▸ **Material**
■ ■ ■ ■ ■

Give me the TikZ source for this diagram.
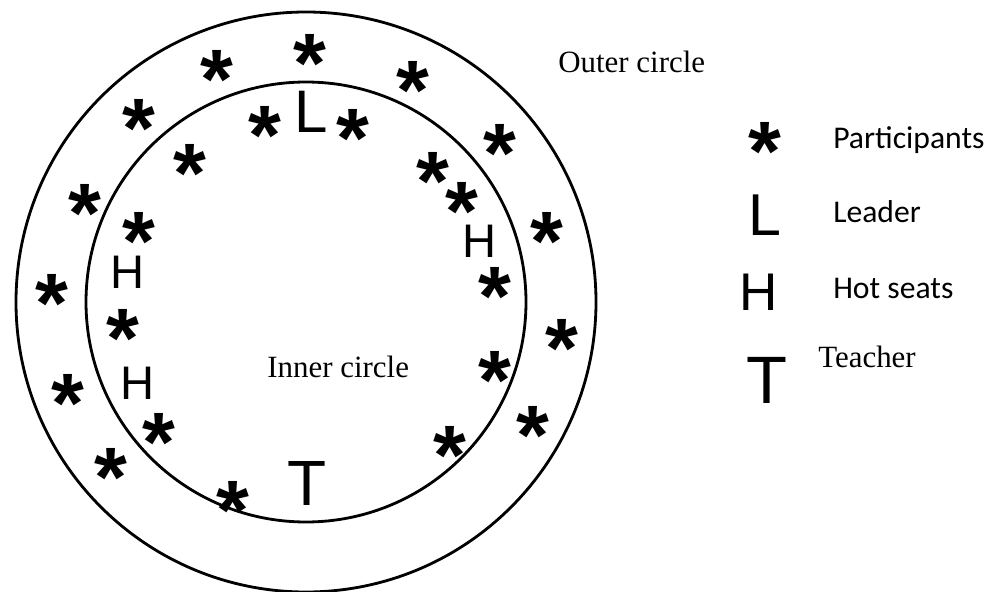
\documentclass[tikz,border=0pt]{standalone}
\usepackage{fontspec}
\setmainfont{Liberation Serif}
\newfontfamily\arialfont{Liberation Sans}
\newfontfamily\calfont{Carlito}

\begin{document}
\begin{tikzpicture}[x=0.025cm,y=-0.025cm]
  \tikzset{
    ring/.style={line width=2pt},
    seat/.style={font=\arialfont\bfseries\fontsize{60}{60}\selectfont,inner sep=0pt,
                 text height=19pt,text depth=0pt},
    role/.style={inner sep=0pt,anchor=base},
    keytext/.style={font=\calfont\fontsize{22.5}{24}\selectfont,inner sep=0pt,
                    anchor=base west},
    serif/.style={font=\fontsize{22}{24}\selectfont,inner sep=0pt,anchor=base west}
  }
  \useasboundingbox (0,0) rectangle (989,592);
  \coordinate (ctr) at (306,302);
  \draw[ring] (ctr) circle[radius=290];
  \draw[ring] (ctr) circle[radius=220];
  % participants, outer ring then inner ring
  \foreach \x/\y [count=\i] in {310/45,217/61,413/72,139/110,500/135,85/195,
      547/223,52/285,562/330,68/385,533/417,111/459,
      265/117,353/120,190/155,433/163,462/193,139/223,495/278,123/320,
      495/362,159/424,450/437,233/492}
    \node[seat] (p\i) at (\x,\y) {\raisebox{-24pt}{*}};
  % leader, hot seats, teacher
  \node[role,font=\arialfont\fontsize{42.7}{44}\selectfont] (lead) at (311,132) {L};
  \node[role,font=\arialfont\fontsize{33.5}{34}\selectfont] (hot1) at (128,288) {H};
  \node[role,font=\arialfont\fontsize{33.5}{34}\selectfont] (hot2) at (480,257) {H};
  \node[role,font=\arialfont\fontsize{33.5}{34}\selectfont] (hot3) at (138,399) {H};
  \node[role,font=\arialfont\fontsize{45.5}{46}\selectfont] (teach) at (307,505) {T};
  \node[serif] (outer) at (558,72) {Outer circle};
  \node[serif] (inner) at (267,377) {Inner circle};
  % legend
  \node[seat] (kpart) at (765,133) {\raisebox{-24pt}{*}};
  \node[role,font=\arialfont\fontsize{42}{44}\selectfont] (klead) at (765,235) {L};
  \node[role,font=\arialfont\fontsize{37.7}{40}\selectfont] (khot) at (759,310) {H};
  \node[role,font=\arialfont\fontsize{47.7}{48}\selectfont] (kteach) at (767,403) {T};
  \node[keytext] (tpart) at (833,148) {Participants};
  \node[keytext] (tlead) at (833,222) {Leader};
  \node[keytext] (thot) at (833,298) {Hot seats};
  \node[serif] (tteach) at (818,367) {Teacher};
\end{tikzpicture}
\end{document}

■ ■ ■ ■ ■

▸ **What you should do**
Print the whole listing above once more, word for word, without its pictures.

▸ **Exercise result**
Give me the TikZ source for this diagram.
\documentclass[tikz,border=0pt]{standalone}
\usepackage{fontspec}
\setmainfont{Liberation Serif}
\newfontfamily\arialfont{Liberation Sans}
\newfontfamily\calfont{Carlito}

\begin{document}
\begin{tikzpicture}[x=0.025cm,y=-0.025cm]
  \tikzset{
    ring/.style={line width=2pt},
    seat/.style={font=\arialfont\bfseries\fontsize{60}{60}\selectfont,inner sep=0pt,
                 text height=19pt,text depth=0pt},
    role/.style={inner sep=0pt,anchor=base},
    keytext/.style={font=\calfont\fontsize{22.5}{24}\selectfont,inner sep=0pt,
                    anchor=base west},
    serif/.style={font=\fontsize{22}{24}\selectfont,inner sep=0pt,anchor=base west}
  }
  \useasboundingbox (0,0) rectangle (989,592);
  \coordinate (ctr) at (306,302);
  \draw[ring] (ctr) circle[radius=290];
  \draw[ring] (ctr) circle[radius=220];
  % participants, outer ring then inner ring
  \foreach \x/\y [count=\i] in {310/45,217/61,413/72,139/110,500/135,85/195,
      547/223,52/285,562/330,68/385,533/417,111/459,
      265/117,353/120,190/155,433/163,462/193,139/223,495/278,123/320,
      495/362,159/424,450/437,233/492}
    \node[seat] (p\i) at (\x,\y) {\raisebox{-24pt}{*}};
  % leader, hot seats, teacher
  \node[role,font=\arialfont\fontsize{42.7}{44}\selectfont] (lead) at (311,132) {L};
  \node[role,font=\arialfont\fontsize{33.5}{34}\selectfont] (hot1) at (128,288) {H};
  \node[role,font=\arialfont\fontsize{33.5}{34}\selectfont] (hot2) at (480,257) {H};
  \node[role,font=\arialfont\fontsize{33.5}{34}\selectfont] (hot3) at (138,399) {H};
  \node[role,font=\arialfont\fontsize{45.5}{46}\selectfont] (teach) at (307,505) {T};
  \node[serif] (outer) at (558,72) {Outer circle};
  \node[serif] (inner) at (267,377) {Inner circle};
  % legend
  \node[seat] (kpart) at (765,133) {\raisebox{-24pt}{*}};
  \node[role,font=\arialfont\fontsize{42}{44}\selectfont] (klead) at (765,235) {L};
  \node[role,font=\arialfont\fontsize{37.7}{40}\selectfont] (khot) at (759,310) {H};
  \node[role,font=\arialfont\fontsize{47.7}{48}\selectfont] (kteach) at (767,403) {T};
  \node[keytext] (tpart) at (833,148) {Participants};
  \node[keytext] (tlead) at (833,222) {Leader};
  \node[keytext] (thot) at (833,298) {Hot seats};
  \node[serif] (tteach) at (818,367) {Teacher};
\end{tikzpicture}
\end{document}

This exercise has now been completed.